With my well-documented history of self-inflicted construction appliance injuries, I was happy to stand back and let others risk life, limb, fingers, toes and other assorted appendages operating the heavy machinery. I was the designated "hammer dude" whose duty it was to hammer in nails after massive beams were cut with a massive, industrial-strength circular saw and jacked into place under the sagging pier. Hammer-related injuries, I knew, are frequent and inevitable but generally non-life-threatening, so I was game.

Actually, the beams weren't massive, but any large piece of wood can become a weapon in the hands of a testosterone-laden work party, which we proved about four hours into the job. I won't name names here because there is no individual blame to be assigned when a clump of guys are at work. What happened was this: The "circular saw guy" -- who owned the saw and ironically insisted on running it so that no one would get hurt -- was cutting the end off of a wood beam when a chunk the size of a softball shot through the air like a rocket, slamming into the face of the "jack guy," standing 10 feet away. The "jack guy" fell backward in a strangely graceful manner, ending up on his back on the reef looking very much dead. It turned out that the block of wood had only hit him on the forehead, a good inch and a half above his right eye, and he was only unconscious for about 20 seconds. So we were lucky there.

Being guys, we spent the next 10 minutes telling each other exactly how we saw the incident go down, which was helpful to the victim since all he remembered was a chunk of wood approaching his head at a high velocity. After a few "Whoa boys" and low whistles, our heartbeats had settled down to the point where we could go back to work.

Afterward, at the mandatory beer-fueled decompression session, talk inevitably led to all the tool-related accidents and near misses we had either witnessed or experienced firsthand. I supplied stories of how I accidentally cut a power saw's electric cord in half while the saw was running and managed not to get electrocuted. Another time, while wielding an electric chain saw with one hand, the blade came in contact with the palm of my other hand, just barely leaving a mark on the skin. A little further and one hand would have been in a permanent "shaka" sign.

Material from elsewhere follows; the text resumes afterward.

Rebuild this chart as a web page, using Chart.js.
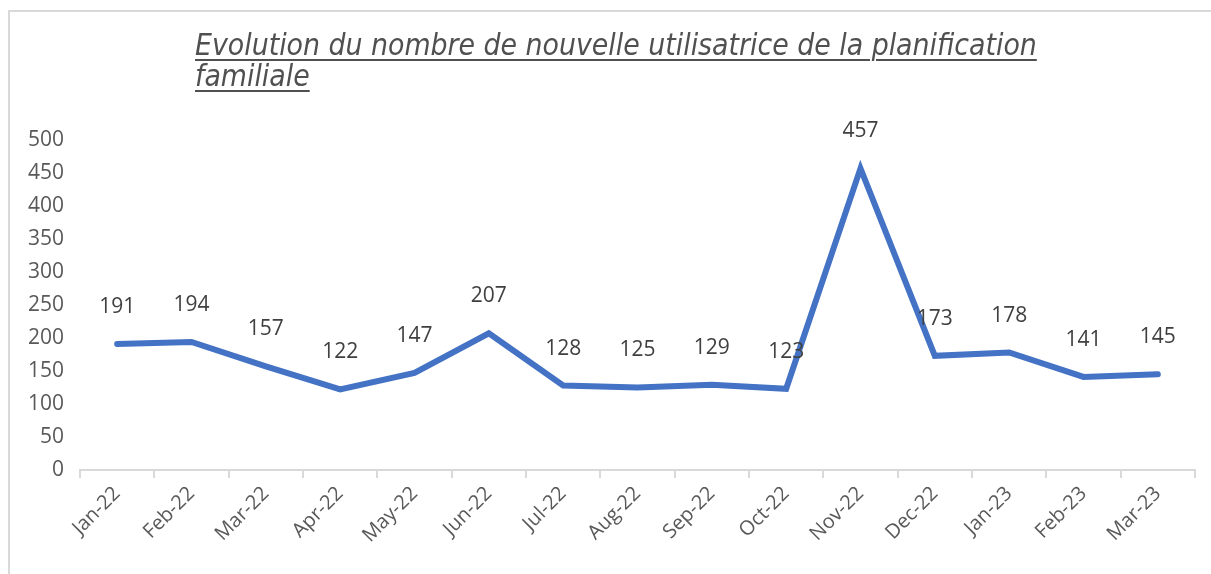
<!DOCTYPE html>
<html>
<head>
<meta charset="utf-8">
<script src="https://cdn.jsdelivr.net/npm/chart.js@4"></script>
<style>
  html, body { margin: 0; padding: 0; background: #ffffff; }
  #wrap { position: relative; width: 1211px; height: 574px; overflow: hidden; }
  #frame { position: absolute; left: 8px; top: 10px; width: 1300px; height: 700px;
           border-left: 2px solid #d9d9d9; border-top: 2px solid #d9d9d9; box-sizing: border-box; }
  #title { position: absolute; left: 195px; top: 29px; color: #505050;
           font-family: "DejaVu Sans Condensed", "DejaVu Sans", sans-serif; font-size: 26px;
           line-height: 31px; white-space: nowrap; font-style: italic; }
  #title span { text-decoration: underline; text-underline-offset: 4px; text-decoration-thickness: 2px; }
  canvas { position: absolute; left: 0; top: 0; }
</style>
</head>
<body>
<div id="wrap">
  <div id="frame"></div>
  <canvas id="c" width="1211" height="574"></canvas>
  <div id="title"><span id="t1">Evolution du nombre de nouvelle utilisatrice de la planification</span><br><span>familiale</span></div>
</div>
<script>
const categories = ["Jan-22","Feb-22","Mar-22","Apr-22","May-22","Jun-22","Jul-22","Aug-22","Sep-22","Oct-22","Nov-22","Dec-22","Jan-23","Feb-23","Mar-23"];
const values = [191,194,157,122,147,207,128,125,129,123,457,173,178,141,145];
const yMin = 0, yMax = 500, yStep = 50;

// fit title first line width to reference (~842px)
(function(){
  const t = document.getElementById('title');
  const t1 = document.getElementById('t1');
  const w = t1.getBoundingClientRect().width;
  const fs = 26 * 842 / w;
  t.style.fontSize = fs.toFixed(2) + 'px';
})();

const labelPlugin = {
  id: 'valueLabels',
  afterDatasetsDraw(chart) {
    const ctx = chart.ctx;
    const meta = chart.getDatasetMeta(0);
    ctx.save();
    ctx.font = '21px "Open Sans", sans-serif';
    ctx.fillStyle = '#404040';
    ctx.textAlign = 'center';
    ctx.textBaseline = 'middle';
    meta.data.forEach((pt, i) => {
      ctx.fillText(String(values[i]), pt.x, pt.y - 37);
    });
    ctx.restore();
  }
};

new Chart(document.getElementById('c'), {
  type: 'line',
  data: {
    labels: categories,
    datasets: [{
      data: values,
      borderColor: '#4472C4',
      borderWidth: 6,
      pointRadius: 0,
      tension: 0,
      borderCapStyle: 'round',
      borderJoinStyle: 'miter',
      fill: false
    }]
  },
  options: {
    responsive: false,
    animation: false,
    layout: { padding: { top: 140, right: 16, left: 0, bottom: 0 } },
    plugins: { legend: { display: false }, title: { display: false }, tooltip: { enabled: false } },
    scales: {
      x: {
        offset: true,
        grid: { offset: true, drawOnChartArea: false, drawTicks: true, tickLength: 8, color: '#d9d9d9', lineWidth: 2 },
        border: { display: true, color: '#d9d9d9', width: 2 },
        ticks: { color: '#595959', font: { family: '"Open Sans", sans-serif', size: 20 }, maxRotation: 45, minRotation: 45, padding: 4, autoSkip: false },
        afterFit(scale) { scale.height = 104; }
      },
      y: {
        min: yMin, max: yMax,
        grid: { display: false },
        border: { display: false },
        ticks: { stepSize: yStep, color: '#595959', font: { family: '"Open Sans", sans-serif', size: 21 }, padding: 8 },
        afterFit(scale) { scale.width = 80; }
      }
    }
  },
  plugins: [labelPlugin]
});
</script>
</body>
</html>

There was the tale of a guy who shot a nail through three fingers with a nail gun, while another nail gunner managed to fire one through the fleshy part between his thumb and forefinger. We remembered state legislator Fred Hemmings chopping off several toes with his lawn mower and somebody else hitting himself in the forehead with a hammer, leaving a permanent indention.

Considering the historical record, our work party was quite successful. What's a minor subdural hematoma among friends?